Qu’est-ce qu’une guerre juste ?
Platon, Aristote / Les sources grecques de la guerre juste
« À l’époque où l’Église bénéficiait d’une véritable autorité spirituelle dans le monde entier, c’est elle qui a mis au point la doctrine de la guerre juste », écrivait le prélat Michel Dubost dans La Guerre. Un évêque prend la parole (2003). La réalité est, en fait, un peu plus compliquée. On trouve déjà, chez les anciens Grecs, des réflexions sur la distinction entre guerre juste et guerre injuste – sur la possibilité de fournir un critère supra-étatique permettant de juger l’action de la Cité. La question est déjà posée dans le Premier Alcibiade de Platon. « Contre qui conseilleras-tu aux Athéniens de faire la guerre, contre ceux qui agissent injustement ou contre ceux qui pratiquent la justice ? » interroge-t-il.

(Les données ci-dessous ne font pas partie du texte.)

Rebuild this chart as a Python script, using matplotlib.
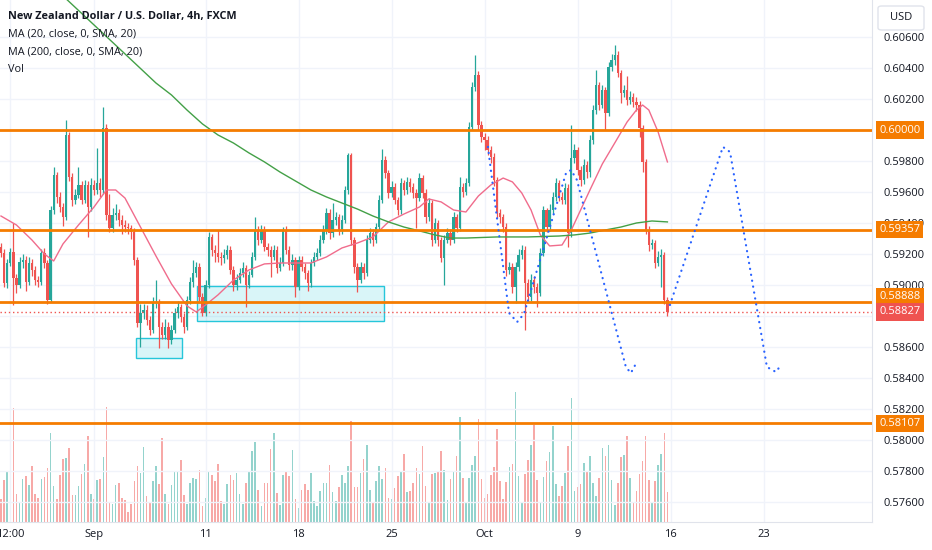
import matplotlib
matplotlib.use("Agg")
import matplotlib.pyplot as plt
import matplotlib.transforms as mtransforms
from matplotlib.patches import Rectangle, FancyBboxPatch
import numpy as np

plt.rcParams["font.family"] = ["Open Sans", "DejaVu Sans"]

# NZDUSD 4h candles, prices in 1e-5 USD
first_open = 59245
closes = [
    59206, 59013, 59142, 59213, 59045, 59000, 59148, 59161, 59019, 59142,
    59097, 59032, 59019, 59206, 59142, 58903, 59484, 59710, 59568, 59503,
    59439, 59968, 59697, 59548, 59581, 59645, 59548, 59645, 59503, 59645,
    59613, 59658, 59613, 60013, 59452, 59368, 59452, 59465, 59419, 59387,
    59374, 59368, 59342, 59161, 58755, 58819, 58839, 58774, 58710, 58884,
    58890, 58729, 58677, 58729, 58645, 58710, 58819, 58858, 58793, 58729,
    58903, 59019, 59077, 59116, 58923, 58819, 59000, 59310, 59226, 59206,
    59181, 59174, 59194, 59226, 59097, 59000, 59032, 59077, 59110, 59000,
    59065, 59181, 59355, 59290, 59355, 59245, 59226, 59181, 59226, 59110,
    59142, 59355, 59226, 59129, 59161, 58987, 59161, 59116, 59077, 59013,
    59142, 59181, 59206, 59290, 59355, 59465, 59335, 59419, 59439, 59355,
    59419, 59613, 59839, 59290, 59116, 59032, 59116, 59077, 59290, 59335,
    59290, 59374, 59548, 59806, 59723, 59594, 59632, 59548, 59484, 59658,
    59613, 59665, 59632, 59594, 59561, 59690, 59594, 59439, 59529, 59290,
    59400, 59290, 59174, 59290, 59335, 59290, 59439, 59368, 59632, 59600,
    59658, 60019, 60277, 60355, 60032, 59955, 59935, 59871, 59826, 59677,
    59465, 59439, 59374, 59097, 59116, 58987, 59116, 59194, 59226, 59013,
    58923, 59032, 58987, 58948, 59206, 59484, 59374, 59484, 59568, 59658,
    59568, 59548, 59626, 59335, 59819, 59871, 59742, 59677, 59774, 59729,
    59935, 60129, 60290, 60161, 60258, 60110, 60406, 60452, 60484, 60368,
    60239, 60258, 60194, 60213, 60181, 60161, 60013, 59794, 59355, 59258,
    59271, 59142, 59181, 59194, 58903, 58827,
]
highs = [
    59270, 59230, 59170, 59240, 59400, 59070, 59180, 59200, 59190, 59180,
    59170, 59120, 59060, 59230, 59240, 59160, 59510, 59760, 59730, 59600,
    59530, 60065, 59990, 59720, 59620, 59761, 59670, 59680, 59670, 59690,
    59680, 59884, 59690, 60148, 60040, 59590, 59500, 59520, 59490, 59450,
    59420, 59400, 59390, 59370, 59180, 58880, 58880, 58870, 58800, 58920,
    59032, 58910, 58760, 58780, 58760, 58740, 58850, 58900, 58880, 58820,
    58930, 59050, 59161, 59150, 59140, 58950, 59030, 59342, 59330, 59260,
    59355, 59210, 59230, 59260, 59250, 59120, 59070, 59110, 59150, 59130,
    59090, 59210, 59439, 59380, 59390, 59380, 59270, 59250, 59260, 59250,
    59180, 59374, 59380, 59250, 59200, 59180, 59190, 59190, 59140, 59100,
    59170, 59210, 59240, 59320, 59390, 59500, 59490, 59529, 59470, 59460,
    59450, 59640, 59852, 59850, 59310, 59140, 59150, 59140, 59320, 59370,
    59360, 59400, 59580, 59877, 59830, 59740, 59670, 59660, 59570, 59690,
    59680, 59700, 59690, 59660, 59620, 59720, 59710, 59620, 59560, 59550,
    59430, 59420, 59310, 59320, 59370, 59360, 59470, 59460, 59697, 59660,
    59690, 60050, 60310, 60484, 60380, 60060, 59980, 59960, 59900, 59850,
    59700, 59490, 59460, 59400, 59150, 59140, 59150, 59230, 59260, 59250,
    59040, 59070, 59060, 59010, 59240, 59510, 59500, 59520, 59600, 59690,
    59680, 59600, 59660, 59650, 60032, 59910, 59890, 59770, 59810, 59800,
    59970, 60160, 60387, 60310, 60290, 60280, 60440, 60490, 60549, 60510,
    60390, 60290, 60350, 60250, 60240, 60210, 60190, 60030, 59810, 59380,
    59300, 59290, 59220, 59230, 59210, 58920,
]
lows = [
    59180, 58990, 58980, 59120, 58871, 58950, 58980, 59110, 58960, 59000,
    59060, 59000, 58990, 59000, 59110, 58877, 58890, 59460, 59530, 59470,
    59380, 59420, 59670, 59510, 59520, 59560, 59520, 59530, 59310, 59480,
    59580, 59590, 59570, 59590, 59420, 59340, 59340, 59420, 59380, 59330,
    59340, 59330, 59300, 59130, 58730, 58600, 58780, 58740, 58680, 58690,
    58850, 58594, 58650, 58650, 58594, 58620, 58690, 58790, 58760, 58690,
    58710, 58880, 58990, 59050, 58900, 58800, 58800, 58980, 59190, 59150,
    59150, 59130, 59140, 59170, 59070, 58960, 58970, 59010, 59050, 58858,
    58980, 59050, 59160, 59260, 59270, 59220, 59190, 59052, 59160, 59080,
    59090, 59120, 59200, 59100, 59100, 58923, 58970, 59090, 59040, 58960,
    58990, 59120, 59160, 59190, 59270, 59330, 59300, 59310, 59390, 59320,
    59330, 59400, 59590, 59260, 59080, 58955, 59010, 59040, 59060, 59270,
    59250, 59270, 59350, 59530, 59690, 59560, 59570, 59520, 59450, 59460,
    59580, 59590, 59600, 59560, 59368, 59540, 59560, 59400, 59410, 59250,
    59270, 59250, 59150, 59000, 59270, 59260, 59270, 59340, 59350, 59570,
    59580, 59640, 60000, 60250, 60000, 59920, 59871, 59840, 59790, 59640,
    59430, 59400, 59340, 59060, 59070, 58950, 58884, 59090, 59170, 58710,
    58890, 58900, 58950, 58858, 58930, 59190, 59340, 59350, 59460, 59540,
    59540, 59520, 59520, 59245, 59310, 59790, 59710, 59640, 59650, 59690,
    59700, 59910, 60100, 60130, 60140, 60000, 60090, 60380, 60420, 60340,
    60174, 60210, 60160, 60170, 60150, 60120, 59955, 59729, 59330, 59220,
    59230, 59110, 59120, 58987, 58880, 58800,
]
volumes = [
    23, 42, 50, 42, 114, 28, 19, 43, 46, 37, 56, 28, 24, 43, 45, 54, 89, 36, 23, 47,
    63, 64, 74, 27, 27, 36, 48, 58, 86, 28, 23, 42, 43, 65, 115, 20, 18, 37, 39, 24,
    22, 10, 18, 41, 56, 49, 75, 26, 20, 41, 56, 38, 84, 28, 18, 37, 50, 50, 62, 27,
    18, 39, 44, 43, 52, 16, 24, 51, 47, 41, 58, 21, 18, 38, 47, 42, 49, 28, 18, 39,
    50, 71, 80, 32, 16, 39, 39, 73, 89, 29, 17, 47, 51, 46, 72, 23, 14, 32, 38, 32,
    49, 21, 16, 31, 39, 39, 57, 30, 21, 35, 47, 39, 56, 101, 35, 35, 49, 63, 77, 32,
    20, 41, 56, 43, 54, 24, 23, 34, 46, 50, 68, 30, 31, 39, 54, 48, 76, 36, 19, 48,
    49, 50, 71, 52, 22, 43, 50, 66, 105, 44, 20, 44, 57, 66, 103, 43, 24, 28, 47, 55,
    93, 41, 23, 40, 55, 58, 130, 46, 20, 48, 62, 77, 97, 42, 20, 45, 61, 70, 96, 38,
    26, 36, 49, 76, 124, 31, 35, 38, 59, 50, 66, 39, 26, 44, 74, 66, 77, 42, 17, 39,
    65, 67, 86, 44, 20, 31, 48, 61, 86, 42, 20, 41, 57, 68, 89, 30,
]

# moving averages (candle index, price 1e-5)
ma20_idx = [0, 5, 10, 14, 17, 20, 25, 30, 34, 37, 40, 45, 50, 55, 60, 63, 66, 70,
            75, 80, 85, 90, 95, 100, 105, 110, 115, 120, 125, 130, 135, 138, 142,
            146, 150, 154, 158, 162, 165, 168, 171, 174, 177, 181, 184, 187, 190,
            194, 198, 202, 205, 207, 209, 212, 215]
ma20_val = [59445, 59387, 59290, 59200, 59155, 59265, 59387, 59503, 59613, 59613,
            59561, 59374, 59187, 59007, 58865, 58826, 58871, 58936, 59032, 59097,
            59136, 59142, 59142, 59142, 59181, 59239, 59271, 59310, 59407, 59458,
            59503, 59555, 59536, 59484, 59471, 59574, 59645, 59690, 59665, 59594,
            59484, 59323, 59252, 59258, 59355, 59484, 59613, 59781, 59916, 60052,
            60129, 60161, 60129, 59987, 59794]
ma200_idx = [20, 30, 40, 50, 55, 60, 65, 70, 75, 80, 85, 90, 95, 100, 105, 110, 115,
             120, 125, 130, 135, 140, 145, 150, 160, 170, 180, 185, 190, 195, 200,
             205, 210, 215]
ma200_val = [60865, 60678, 60491, 60303, 60226, 60129, 60039, 59968, 59916, 59852,
             59794, 59729, 59671, 59613, 59568, 59529, 59490, 59445, 59407, 59374,
             59349, 59323, 59303, 59303, 59310, 59310, 59316, 59323, 59335, 59355,
             59374, 59400, 59413, 59407]

# drawings
levels = [0.60000, 0.59357, 0.58888, 0.58107]
last_price = 0.58827
box_left = [43.5, 63.2]
box_right = [58.4, 123.5]
box_low = [0.58529, 0.58768]
box_high = [0.58658, 0.58994]
path1_idx = [157.1, 163.9, 166.5, 168.7, 182.3, 183.9, 185.8, 201.6, 203.2, 204.8]
path1_val = [0.59891, 0.58820, 0.58761, 0.58813, 0.59723, 0.59742, 0.59678,
             0.58471, 0.58432, 0.58491]
path2_idx = [215.8, 232.9, 235.2, 247.1, 250.0, 251.9]
path2_val = [0.58871, 0.59891, 0.59858, 0.58471, 0.58439, 0.58491]

tick_idx = [3, 30, 66, 96, 126, 156, 186, 216, 246]
tick_labels = ["12:00", "Sep", "11", "18", "25", "Oct", "9", "16", "23"]
price_ticks = [0.576 + 0.002 * k for k in range(16)]

UP = "#26a69a"
DOWN = "#ef5350"
ORANGE = "#f57c00"
TXT = "#131722"

c = np.array(closes) / 1e5
o = np.array([first_open] + closes[:-1]) / 1e5
h = np.array(highs) / 1e5
l = np.array(lows) / 1e5
x = np.arange(len(c))
up = c >= o
cols = np.where(up, UP, DOWN)
vcols = np.where(up, "#94d3cd", "#f7a9a7")

fig = plt.figure(figsize=(9.32, 5.5), dpi=100)
ax = fig.add_axes([0, 28 / 550, 872 / 932, 522 / 550])
ax2 = ax.twinx()
ax.set_zorder(ax2.get_zorder() + 1)
ax.patch.set_visible(False)

# volume
ax2.bar(x, volumes, width=0.5, color=vcols)
ax2.set_ylim(0, 4.0 * max(volumes))
ax2.set_yticks([])
for s in ax2.spines.values():
    s.set_visible(False)

# grid
for p in price_ticks:
    ax.axhline(p, color="#f0f3fa", lw=1, zorder=0)
for t in tick_idx:
    ax.axvline(t, color="#f0f3fa", lw=1, zorder=0)

# boxes
for bl, br, blo, bhi in zip(box_left, box_right, box_low, box_high):
    ax.add_patch(Rectangle((bl, blo), br - bl, bhi - blo, facecolor=(0.0, 0.74, 0.83, 0.15),
                           edgecolor="#26c6da", lw=1, zorder=1))

# candles
ax.vlines(x, l, h, colors=cols, lw=0.9, zorder=3)
ax.bar(x, np.maximum(np.abs(c - o), 0.00002), bottom=np.minimum(o, c), width=0.75,
       color=cols, zorder=3)

# moving averages
ax.plot(ma20_idx, np.array(ma20_val) / 1e5, color="#f06c8c", lw=1, zorder=4)
ax.plot(ma200_idx, np.array(ma200_val) / 1e5, color="#43a047", lw=1, zorder=4)

# horizontal levels
for lv in levels:
    ax.axhline(lv, color=ORANGE, lw=2, zorder=5)
ax.axhline(last_price, color=DOWN, lw=1, ls=(0, (1, 2)), zorder=5)

# projections
for px, pv in [(path1_idx, path1_val), (path2_idx, path2_val)]:
    ax.plot(px, pv, color="#2962ff", lw=1.6, ls=(0, (0.1, 2.6)),
            dash_capstyle="round", zorder=6)

ax.set_xlim(-0.32, 281.0)
ax.set_ylim(0.574710, 0.608387)

# scale labels hidden under the level boxes are left blank
covered = {"0.60000", "0.58800"}
ax.yaxis.tick_right()
ax.set_yticks(price_ticks)
ax.set_yticklabels(["" if f"{p:.5f}" in covered else f"{p:.5f}" for p in price_ticks])
ax.set_xticks(tick_idx)
ax.set_xticklabels(tick_labels)
ax.tick_params(axis="y", length=0, pad=8, labelsize=8, labelcolor=TXT)
ax.tick_params(axis="x", length=0, pad=5, labelsize=8, labelcolor=TXT)
for name, s in ax.spines.items():
    if name in ("right", "bottom"):
        s.set_color("#e0e3eb")
    else:
        s.set_visible(False)

# price labels on the scale
tr = mtransforms.blended_transform_factory(fig.transFigure, ax.transData)
label_vals = levels + [last_price]
label_cols = [ORANGE] * 4 + [DOWN]
label_shift = [0, 0, 6, 0, 0]
for v, col, sh in zip(label_vals, label_cols, label_shift):
    ax.annotate(f"{v:.5f}", xy=(879 / 932, v), xycoords=tr, xytext=(0, sh * 0.72),
                textcoords="offset points", va="center", ha="left", fontsize=8,
                color="white", annotation_clip=False, zorder=10,
                bbox=dict(boxstyle="square,pad=0.3", fc=col, ec="none"))

fig.add_artist(FancyBboxPatch((878 / 932, 1 - 30 / 550), 46 / 932, 24 / 550,
                              boxstyle="round,pad=0,rounding_size=0.004",
                              transform=fig.transFigure, fc="white", ec="#e0e3eb", lw=1,
                              zorder=10))
fig.text(901 / 932, 1 - 18 / 550, "USD", ha="center", va="center", fontsize=8,
         color=TXT, zorder=11)

# legend texts
fig.text(8 / 932, 1 - 17 / 550, "New Zealand Dollar / U.S. Dollar, 4h, FXCM",
         fontsize=7.8, fontweight="bold", color=TXT, va="center")
fig.text(8 / 932, 1 - 34 / 550, "MA (20, close, 0, SMA, 20)", fontsize=7.8, color=TXT, va="center")
fig.text(8 / 932, 1 - 52 / 550, "MA (200, close, 0, SMA, 20)", fontsize=7.8, color=TXT, va="center")
fig.text(8 / 932, 1 - 69 / 550, "Vol", fontsize=7.8, color=TXT, va="center")

fig.savefig("out.png", dpi=100, facecolor="white")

Mais c’est surtout à Aristote que l’on doit, dans son Éthique à Nicomaque, cette idée selon laquelle « la guerre soit en vue de la paix », c’est-à-dire en vue de l’établissement d’un ordre juste, tel est l’horizon. Et Aristote de résumer sa position : « L’entraînement à la guerre, il ne faut pas le pratiquer en vue de réduire en esclavage des gens qui ne le méritent pas, mais d’abord en vue d’éviter soi-même de devenir esclave des autres ; ensuite pour rechercher l’hégémonie dans l’intérêt des sujets, et non pour régner en maître sur tous. » Si elle est en grande partie défensive, la guerre juste peut donc aussi légitimer, pour Aristote, une action offensive, une opération de conquête.
Cicéron / La médiation latine : jus ad bellum, jus in bello
C’est en particulier par le Latin Cicéron, imprégné de l’universalisme stoïcien qui suppose de considérer le monde comme une unique patrie, que se transmettra, au monde chrétien, cet idée de la guerre en vue de la paix. Dans le De Officii, il ébauche la distinction entre droit à la guerre (jus ad bellum) et droit de la guerre (jus in bello). Le jus ad bellum occupe l’essentiel de sa réflexion : la guerre doit toujours être employée en dernier recours, déclarée en bonne et due forme et être d’abord défensive (réponse à une agression, secours d’un allié). « La force qui défend la patrie contre les barbares est tout à fait conforme à la justice de même que celle qui protège des voleurs. » Mais Cicéron interroge, aussi, le jus in bello, la manière de conduire la guerre une fois celle-ci déclenchée : « Il y a un droit de la guerre et la foi jurée doit être observée même contre un ennemi. » La guerre doit, en particulier, se conduire sans excès de violence, en respectant une certaine proportionnalité.